Désormais, les marques donnent l’illusion d’un choix personnel et se placent en "accompagnatrices" de nos gestes pour maigrir, paraître plus jeune. Et s’épiler.
Épilation pour toutes… et tous ?
Plus récente, car lancée en 2020 par Procter & Gamble, la marque Jolly se fait remarquer par son packaging épuré aux couleurs franches, mais aussi par son message taillé pour la Gen Z : "Pour tous.tes ceux.lles qui choisissent de s'épiler". Au "choix" de s’épiler ou non, s’ajoute un point médian pour marquer une volonté d’englober toutes les identités de genre.
L’épilation est maintenant inclusive, façon de la désencombrer de sa mauvaise image patriarcale. "Les marques s'imprègnent des messages contemporains, analyse Jennifer Padjemi, elles intègrent les discours féministes, anti-racistes, anti-capitalistes. Même si c’est une stratégie opportuniste, il y a quand même l’idée d’accompagner un changement."
Mais même en adressant l’épilation à tous et toutes, hommes et femmes ne sont pas encore égaux face à la pression à s’épiler. "Le malaise suscité par la vue de poils sous les aisselles est quatre fois plus important pour des aisselles féminines (57%) que masculines (15%). De même, des jambes poilues chez une femme 'dérangent' plus (57%) qu’un dos poilu chez un homme (36%)", démontre un sondage Ifop pour Charles réalisé en 2021.
C’est palpable dans le milieu professionnel : 60 % des personnes interrogées affirment qu’afficher ses aisselles ou ses jambes non épilées sur son lieu de travail n’est pas approprié pour une femme. Et cela se vérifie aussi dans les relations intimes : près d’une femme sur trois entre 18 et 50 ans a déjà été sommée de s’épiler totalement le pubis par son partenaire sexuel et un homme sur quatre a déjà demandé à son ou sa partenaire de s’épiler intégralement.
Des marques dans l’air du temps
Petit-à-petit, l’injonction à s’épiler n’est plus aussi acceptée, notamment depuis les confinements. Longtemps taboue, la parole autour du poil se libère.
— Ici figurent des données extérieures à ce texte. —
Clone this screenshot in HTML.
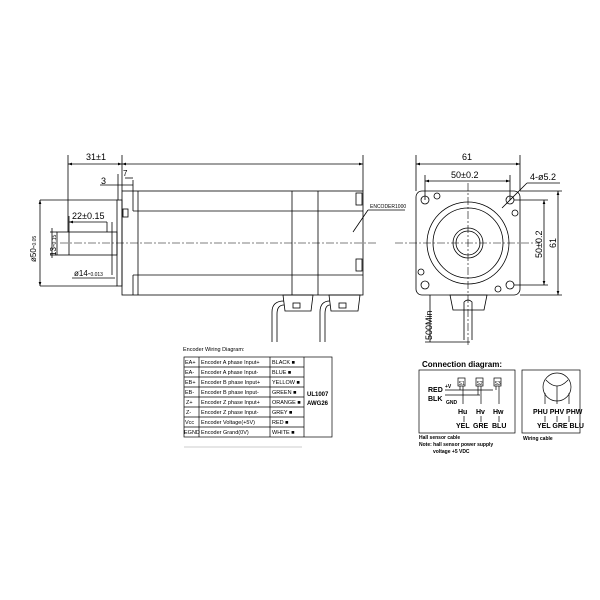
<!DOCTYPE html>
<html><head><style>
html,body{margin:0;padding:0;background:#fff;}
svg{display:block;}
text{font-family:"Liberation Sans",sans-serif;fill:#000;}
</style></head><body>
<svg width="600" height="600" viewBox="0 0 600 600" xmlns="http://www.w3.org/2000/svg">
<defs><marker id="a" viewBox="0 0 6 6" refX="6" refY="3" markerWidth="5" markerHeight="5" orient="auto-start-reverse"><path d="M0 1 L6 3 L0 5 Z" fill="#000"/></marker></defs>
<g stroke="#000" stroke-width="0.8" fill="none">
<line x1="68" y1="155" x2="68" y2="232"/>
<line x1="122" y1="155" x2="122" y2="191"/>
<line x1="363" y1="155" x2="363" y2="191"/>
<line x1="68" y1="164" x2="122" y2="164" marker-start="url(#a)" marker-end="url(#a)"/>
<line x1="122" y1="164" x2="363" y2="164" marker-start="url(#a)" marker-end="url(#a)"/>
<rect x="122" y="191" width="241" height="104"/>
<line x1="133" y1="180" x2="133" y2="211"/>
<line x1="133" y1="211" x2="363" y2="211"/>
<line x1="133" y1="275" x2="363" y2="275"/>
<line x1="133" y1="275" x2="133" y2="295"/>
<line x1="138" y1="191" x2="138" y2="295"/>
<line x1="292" y1="191" x2="292" y2="295"/>
<line x1="318" y1="191" x2="318" y2="295"/>
<rect x="356" y="193" width="6" height="12"/>
<rect x="356" y="259" width="6" height="12"/>
<rect x="123" y="209" width="5" height="8"/>
<rect x="117" y="200" width="5" height="86"/>
<line x1="40" y1="200" x2="117" y2="200"/>
<line x1="40" y1="286" x2="117" y2="286"/>
<line x1="40" y1="200" x2="40" y2="286" marker-start="url(#a)" marker-end="url(#a)"/>
<line x1="118" y1="174" x2="118" y2="200"/>
<line x1="100" y1="185" x2="133" y2="185"/>
<line x1="125" y1="178" x2="133" y2="178"/>
<rect x="57" y="232" width="60" height="23"/>
<line x1="69" y1="216" x2="69" y2="255"/>
<line x1="69" y1="222" x2="107" y2="222" marker-start="url(#a)"/>
<line x1="107" y1="222" x2="107" y2="232"/>
<line x1="50" y1="232" x2="57" y2="232"/>
<line x1="50" y1="255" x2="57" y2="255"/>
<line x1="52" y1="228" x2="52" y2="258"/>
<line x1="112" y1="222" x2="112" y2="275"/>
<line x1="72" y1="278" x2="115" y2="278"/>
<line x1="353" y1="232" x2="368" y2="210"/>
<line x1="368" y1="210" x2="405" y2="210"/>
<path d="M283 295 L313 295 L311 311 L285 311 Z"/>
<rect x="293" y="303" width="7" height="5"/>
<path d="M329 295 L360 295 L358 311 L331 311 Z"/>
<rect x="339" y="303" width="7" height="5"/>
<path d="M284 301 Q272 301 272 312 L272 342 M284 305 Q277 305 277 314 L277 342"/>
<path d="M330 301 Q320 301 320 312 L320 342 M330 305 Q325 305 325 314 L325 342"/>
<rect x="416" y="191" width="104" height="104" rx="6"/>
<circle cx="468" cy="243" r="41"/>
<circle cx="468" cy="243" r="35"/>
<circle cx="468" cy="243" r="15"/>
<circle cx="468" cy="243" r="12"/>
<circle cx="425" cy="200" r="4"/><circle cx="510" cy="200" r="4"/>
<circle cx="425" cy="285" r="4"/><circle cx="510" cy="285" r="4"/>
<circle cx="437" cy="196" r="3"/><circle cx="515" cy="213" r="3"/>
<circle cx="421" cy="272" r="3"/><circle cx="498" cy="289" r="3"/>
<line x1="416" y1="155" x2="416" y2="191"/>
<line x1="520" y1="155" x2="520" y2="191"/>
<line x1="416" y1="164" x2="520" y2="164" marker-start="url(#a)" marker-end="url(#a)"/>
<line x1="425" y1="175" x2="425" y2="200"/>
<line x1="510" y1="175" x2="510" y2="200"/>
<line x1="425" y1="181" x2="510" y2="181" marker-start="url(#a)" marker-end="url(#a)"/>
<line x1="502" y1="208" x2="527" y2="183"/>
<line x1="527" y1="183" x2="560" y2="183"/>
<line x1="520" y1="191" x2="562" y2="191"/>
<line x1="520" y1="295" x2="562" y2="295"/>
<line x1="514" y1="200" x2="548" y2="200"/>
<line x1="514" y1="285" x2="548" y2="285"/>
<line x1="558" y1="191" x2="558" y2="295" marker-start="url(#a)" marker-end="url(#a)"/>
<line x1="544" y1="200" x2="544" y2="285" marker-start="url(#a)" marker-end="url(#a)"/>
<path d="M450 295 L487 295 L484 310 L453 310 Z"/>
<path d="M464 302 Q468 298 472 302 L472 340 M464 302 L464 340"/>
<line x1="430" y1="295" x2="430" y2="342"/>
<line x1="425" y1="342" x2="470" y2="342"/>
</g>
<g stroke="#000" stroke-width="0.6" stroke-dasharray="8,2,2,2" fill="none">
<line x1="60" y1="243" x2="378" y2="243"/>
<line x1="395" y1="243" x2="540" y2="243"/>
<line x1="468" y1="183" x2="468" y2="345"/>
</g>
<g font-size="9">
<text x="86" y="160">31±1</text>
<text x="101" y="184">3</text>
<text x="123" y="176" font-size="8">7</text>
<text x="72" y="219" font-size="9">22±0.15</text>
<text x="74" y="276" font-size="8">ø14-<tspan font-size="5">0.013</tspan></text>
<text transform="translate(36,262) rotate(-90)" font-size="8">ø50-<tspan font-size="5">0.05</tspan></text>
<text transform="translate(56,256) rotate(-90)" font-size="8">13-<tspan font-size="5">0.15</tspan></text>
<text x="370" y="208" font-size="5">ENCODER1000</text>
<text x="462" y="160">61</text>
<text x="451" y="178">50±0.2</text>
<text x="530" y="180">4-ø5.2</text>
<text transform="translate(542,258) rotate(-90)">50±0.2</text>
<text transform="translate(556,248) rotate(-90)">61</text>
<text transform="translate(432,340) rotate(-90)">500Min</text>
</g>
<text x="183" y="351" font-size="5.5">Encoder Wiring Diagram:</text>
<g stroke="#000" stroke-width="0.7" fill="none">
<rect x="184" y="357" width="148" height="80"/>
<line x1="199" y1="357" x2="199" y2="437"/>
<line x1="270" y1="357" x2="270" y2="437"/>
<line x1="304" y1="357" x2="304" y2="437"/>
<line x1="184" y1="367" x2="304" y2="367"/>
<line x1="184" y1="377" x2="304" y2="377"/>
<line x1="184" y1="387" x2="304" y2="387"/>
<line x1="184" y1="397" x2="304" y2="397"/>
<line x1="184" y1="407" x2="304" y2="407"/>
<line x1="184" y1="417" x2="304" y2="417"/>
<line x1="184" y1="427" x2="304" y2="427"/>
<line x1="184" y1="447" x2="302" y2="447" stroke="#bbb"/>
</g>
<g font-size="5.5">
<text x="185" y="364">EA+</text><text x="201" y="364">Encoder A phase Input+</text><text x="272" y="364">BLACK ■</text>
<text x="185" y="374">EA-</text><text x="201" y="374">Encoder A phase Input-</text><text x="272" y="374">BLUE ■</text>
<text x="185" y="384">EB+</text><text x="201" y="384">Encoder B phase Input+</text><text x="272" y="384">YELLOW ■</text>
<text x="185" y="394">EB-</text><text x="201" y="394">Encoder B phase Input-</text><text x="272" y="394">GREEN ■</text>
<text x="186" y="404">Z+</text><text x="201" y="404">Encoder Z phase Input+</text><text x="272" y="404">ORANGE ■</text>
<text x="186" y="414">Z-</text><text x="201" y="414">Encoder Z phase Input-</text><text x="272" y="414">GREY ■</text>
<text x="185" y="424">Vcc</text><text x="201" y="424">Encoder Voltage(+5V)</text><text x="272" y="424">RED ■</text>
<text x="184" y="434">EGND</text><text x="201" y="434">Encoder Grand(0V)</text><text x="272" y="434">WHITE ■</text>
</g>
<text x="307" y="396" font-size="6" font-weight="bold">UL1007</text>
<text x="307" y="405" font-size="6" font-weight="bold">AWG26</text>
<text x="422" y="367" font-size="8" font-weight="bold">Connection diagram:</text>
<g stroke="#000" stroke-width="0.7" fill="none">
<rect x="419" y="370" width="96" height="63"/>
<rect x="522" y="370" width="58" height="63"/>
<rect x="458" y="378" width="7" height="8"/>
<rect x="476" y="378" width="7" height="8"/>
<rect x="494" y="378" width="7" height="8"/>
<line x1="445" y1="390" x2="493" y2="390"/>
<line x1="445" y1="395" x2="480" y2="395"/>
<line x1="460" y1="386" x2="460" y2="390"/><line x1="463" y1="386" x2="463" y2="404"/>
<line x1="478" y1="386" x2="478" y2="395"/><line x1="481" y1="386" x2="481" y2="404"/>
<line x1="496" y1="386" x2="496" y2="390"/><line x1="499" y1="386" x2="499" y2="404"/>
<line x1="464" y1="416" x2="464" y2="422"/><line x1="481" y1="416" x2="481" y2="422"/><line x1="499" y1="416" x2="499" y2="422"/>
<circle cx="557" cy="387" r="14"/>
<path d="M546 380 Q557 392 568 380 M557 386 L557 400"/>
<line x1="545" y1="393" x2="545" y2="404"/><line x1="557" y1="400" x2="557" y2="404"/><line x1="569" y1="393" x2="569" y2="404"/>
<line x1="545" y1="416" x2="545" y2="422"/><line x1="557" y1="416" x2="557" y2="422"/><line x1="569" y1="416" x2="569" y2="422"/>
</g>
<g font-size="7" font-weight="bold">
<text x="428" y="392">RED</text><text x="428" y="401">BLK</text>
<text x="445" y="388" font-size="5">+V</text><text x="446" y="404" font-size="5">GND</text>
<text x="458.5" y="385" font-size="5" font-weight="normal">S1</text>
<text x="476.5" y="385" font-size="5" font-weight="normal">S2</text>
<text x="494.5" y="385" font-size="5" font-weight="normal">S3</text>
<text x="458" y="414">Hu</text><text x="476" y="414">Hv</text><text x="493" y="414">Hw</text>
<text x="456" y="428">YEL</text><text x="473" y="428">GRE</text><text x="492" y="428">BLU</text>
<text x="533" y="414">PHU PHV PHW</text>
<text x="537" y="428">YEL GRE BLU</text>
</g>
<g font-size="5" font-weight="bold">
<text x="419" y="439">Hall sensor cable</text>
<text x="419" y="446">Note: hall sensor power supply</text>
<text x="433" y="453">voltage +5 VDC</text>
<text x="523" y="440">Wiring cable</text>
</g>
</svg>
</body></html>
Sur Instagram, la créatrice de contenus Laurane Rose parle ouvertement de pilosité féminine, de son propre monosourcil, de son rapport à l’épilation, elle répond aux questions de ses followers, rassure et dispense des conseils et des recommandations. Dans son livre Les Poils de la colère (Éd. Lapin), l’autrice de BD Vicdoux interroge les injonctions à l’épilation et invite à "rééduquer" son regard : "Est-on vraiment libre de clamer 'j'aime' ou 'je n'aime pas mes poils' lorsque depuis toutes petites nous entendons que les poils des femmes sont moches ?"
Les marques restent toutefois poreuses aux évolutions dans un sens comme dans un autre, met en garde Jennifer Padjemi. Aujourd’hui, le féminisme a le vent en poupe, qu’en sera-t-il dans cinq ans, dix ans ? "On n’est pas à l’abri d’un retour de bâton, les marques peuvent aussi prendre le contrepied et repartir en arrière en nous disant qu’il faut absolument s’épiler pour plaire à son partenaire." Reste que la visibilité des poils prend de l’ampleur (notamment quand des personnalités publiques féminines les montrent et les assument), et avec elle, une progressive remise en cause de la stigmatisation de celles qui les gardent.